The new coins are beginning to circulate, commemorating the 250th anniversary of the United States’ founding. The coins feature pilgrims and early presidents, including George Washington, Thomas Jefferson, and James Madison. The special coins were authorized back in 2021 in anticipation of this year’s big semiquincentennial celebration. That launched a lengthy design process. It was ultimately recommended that five commemorative quarters be rolled out during the year. One would feature Frederick Douglass to mark the abolition of slavery. Another would highlight the 19th Amendment, which gave women the right to vote. A third coin would have shown 6-year-old Ruby Bridges, to celebrate school desegregation and the civil rights movement.
The idea of the series was to honor not only the 250-year-old Declaration of Independence but also some of the battles fought in the centuries that followed to help realize that founding creed. But when the Trump administration unveiled the new anniversary coins a few weeks ago, the Frederick Douglass, Ruby Bridges, and suffragette quarters had been scrapped, replaced by coins featuring pilgrims, the Revolutionary War, and the Gettysburg Address. A spokeswoman for the Mint says the new designs were selected by the Treasury Secretary, but that all had been reviewed at some point either by the citizens advisory committee or the Commission of Fine Arts.

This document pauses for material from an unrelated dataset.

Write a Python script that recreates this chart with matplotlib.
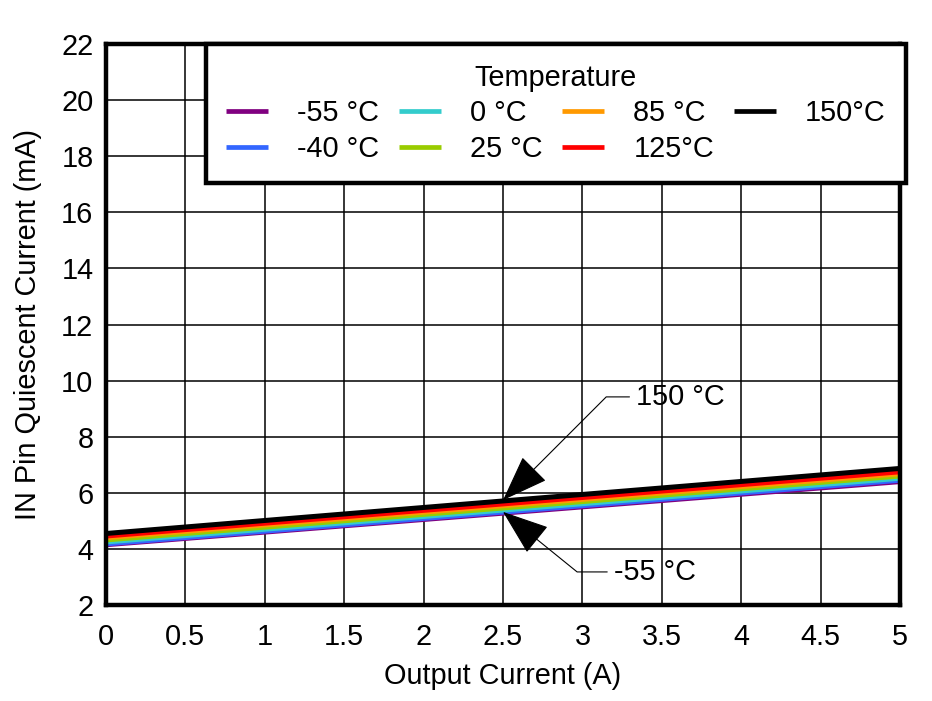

The Mint has also floated the idea of marking the nation’s 250th birthday with an unprecedented $1 coin featuring Trump’s likeness, which is a bit of ridiculousness all on its own. George Washington’s face didn’t appear on a coin until 1932, more than a century after his death. The nation’s first president was strongly opposed to that kind of personal aggrandizement. Nine Democratic senators have written to the Treasury secretary, urging him to reject the Trump coin and avoid the appearance of a “cult of personality.”